WHAT TO PRODUCE -> Return the material exactly, first line through the line containing "from matplotlib.colors import ListedColormap", and nothing more. Pictures stay out.
++++
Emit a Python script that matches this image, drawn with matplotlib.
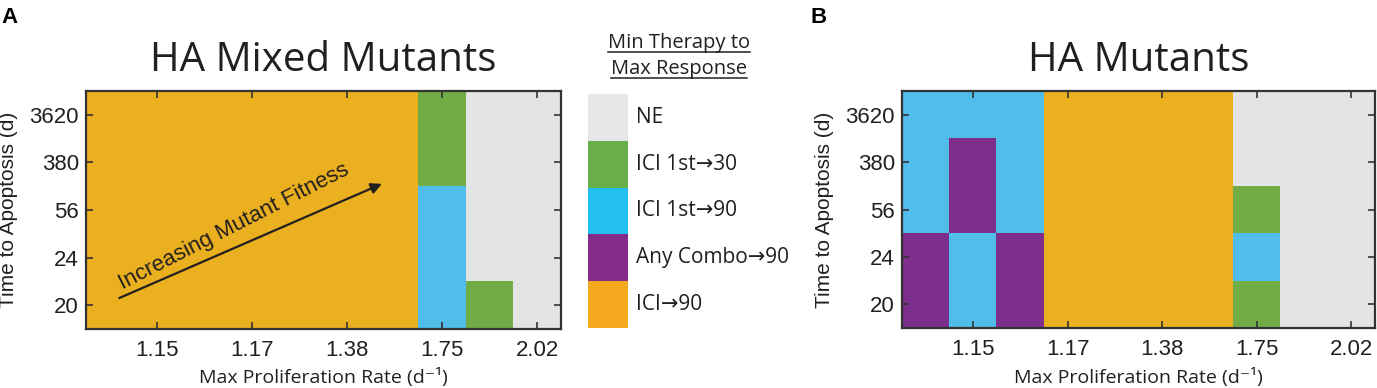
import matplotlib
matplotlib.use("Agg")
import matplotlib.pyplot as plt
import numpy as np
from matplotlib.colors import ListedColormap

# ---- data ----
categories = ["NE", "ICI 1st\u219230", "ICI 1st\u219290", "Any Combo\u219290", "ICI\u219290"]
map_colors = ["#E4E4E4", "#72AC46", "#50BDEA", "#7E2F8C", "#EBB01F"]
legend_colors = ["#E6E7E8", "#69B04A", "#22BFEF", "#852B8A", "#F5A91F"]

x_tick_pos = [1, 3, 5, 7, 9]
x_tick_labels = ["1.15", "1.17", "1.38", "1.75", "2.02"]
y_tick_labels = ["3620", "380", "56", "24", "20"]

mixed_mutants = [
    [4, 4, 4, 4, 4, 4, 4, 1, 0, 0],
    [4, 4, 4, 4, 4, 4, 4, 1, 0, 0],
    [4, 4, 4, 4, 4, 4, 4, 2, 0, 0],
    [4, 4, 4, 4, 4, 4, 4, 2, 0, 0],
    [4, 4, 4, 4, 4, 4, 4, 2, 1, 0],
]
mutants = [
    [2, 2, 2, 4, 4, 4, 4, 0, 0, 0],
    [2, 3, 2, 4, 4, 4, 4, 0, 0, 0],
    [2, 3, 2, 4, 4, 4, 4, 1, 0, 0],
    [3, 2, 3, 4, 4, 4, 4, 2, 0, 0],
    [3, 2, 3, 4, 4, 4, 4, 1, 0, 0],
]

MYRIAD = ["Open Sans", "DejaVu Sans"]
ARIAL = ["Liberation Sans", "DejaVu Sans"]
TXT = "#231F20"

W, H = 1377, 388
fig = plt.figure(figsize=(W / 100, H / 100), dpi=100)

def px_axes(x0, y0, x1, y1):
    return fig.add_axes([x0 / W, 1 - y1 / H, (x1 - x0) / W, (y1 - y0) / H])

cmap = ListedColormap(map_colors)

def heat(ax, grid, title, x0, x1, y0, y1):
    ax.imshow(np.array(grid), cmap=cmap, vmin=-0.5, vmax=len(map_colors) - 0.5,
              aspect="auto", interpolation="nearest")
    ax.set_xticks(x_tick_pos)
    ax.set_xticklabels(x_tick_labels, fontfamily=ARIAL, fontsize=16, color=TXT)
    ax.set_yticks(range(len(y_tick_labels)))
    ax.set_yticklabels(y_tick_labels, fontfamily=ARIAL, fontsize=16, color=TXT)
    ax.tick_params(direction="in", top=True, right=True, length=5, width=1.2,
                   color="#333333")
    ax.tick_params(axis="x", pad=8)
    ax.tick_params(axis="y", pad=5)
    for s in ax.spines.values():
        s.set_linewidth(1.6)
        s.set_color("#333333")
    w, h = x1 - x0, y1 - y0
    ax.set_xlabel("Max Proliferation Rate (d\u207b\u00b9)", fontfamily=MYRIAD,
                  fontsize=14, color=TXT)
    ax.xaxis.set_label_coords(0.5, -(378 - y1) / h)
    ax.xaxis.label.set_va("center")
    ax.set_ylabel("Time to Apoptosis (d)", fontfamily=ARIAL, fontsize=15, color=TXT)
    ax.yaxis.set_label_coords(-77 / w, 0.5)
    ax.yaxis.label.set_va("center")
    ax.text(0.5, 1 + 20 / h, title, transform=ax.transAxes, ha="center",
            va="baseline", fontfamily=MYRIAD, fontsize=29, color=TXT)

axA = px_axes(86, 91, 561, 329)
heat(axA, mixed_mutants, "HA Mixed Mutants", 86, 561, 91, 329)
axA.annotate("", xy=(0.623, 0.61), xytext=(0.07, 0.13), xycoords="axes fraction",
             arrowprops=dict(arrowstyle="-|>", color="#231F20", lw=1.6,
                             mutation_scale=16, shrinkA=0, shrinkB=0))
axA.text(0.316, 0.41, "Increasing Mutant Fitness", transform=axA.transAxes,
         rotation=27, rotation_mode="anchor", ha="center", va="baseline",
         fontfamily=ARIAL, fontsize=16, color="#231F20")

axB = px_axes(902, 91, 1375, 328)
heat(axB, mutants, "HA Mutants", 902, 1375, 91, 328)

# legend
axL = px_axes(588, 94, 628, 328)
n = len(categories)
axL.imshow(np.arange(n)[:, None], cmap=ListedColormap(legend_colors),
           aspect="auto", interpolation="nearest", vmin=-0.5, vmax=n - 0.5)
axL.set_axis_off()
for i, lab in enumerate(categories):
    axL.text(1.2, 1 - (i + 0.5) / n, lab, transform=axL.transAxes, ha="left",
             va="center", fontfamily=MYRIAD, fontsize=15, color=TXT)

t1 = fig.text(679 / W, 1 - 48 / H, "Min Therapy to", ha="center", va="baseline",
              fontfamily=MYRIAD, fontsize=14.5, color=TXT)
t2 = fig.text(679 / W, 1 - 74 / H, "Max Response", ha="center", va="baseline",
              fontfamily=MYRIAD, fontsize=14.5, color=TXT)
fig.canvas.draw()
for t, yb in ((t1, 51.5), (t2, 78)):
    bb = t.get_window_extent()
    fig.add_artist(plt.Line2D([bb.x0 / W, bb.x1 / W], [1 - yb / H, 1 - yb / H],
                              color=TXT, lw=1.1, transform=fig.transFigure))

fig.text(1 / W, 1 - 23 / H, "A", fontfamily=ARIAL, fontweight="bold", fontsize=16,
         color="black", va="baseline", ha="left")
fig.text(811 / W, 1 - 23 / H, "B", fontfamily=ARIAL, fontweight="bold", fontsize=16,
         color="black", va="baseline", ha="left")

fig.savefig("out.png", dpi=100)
++++
COMPLETED EXERCISE ->
Emit a Python script that matches this image, drawn with matplotlib.
import matplotlib
matplotlib.use("Agg")
import matplotlib.pyplot as plt
import numpy as np
from matplotlib.colors import ListedColormap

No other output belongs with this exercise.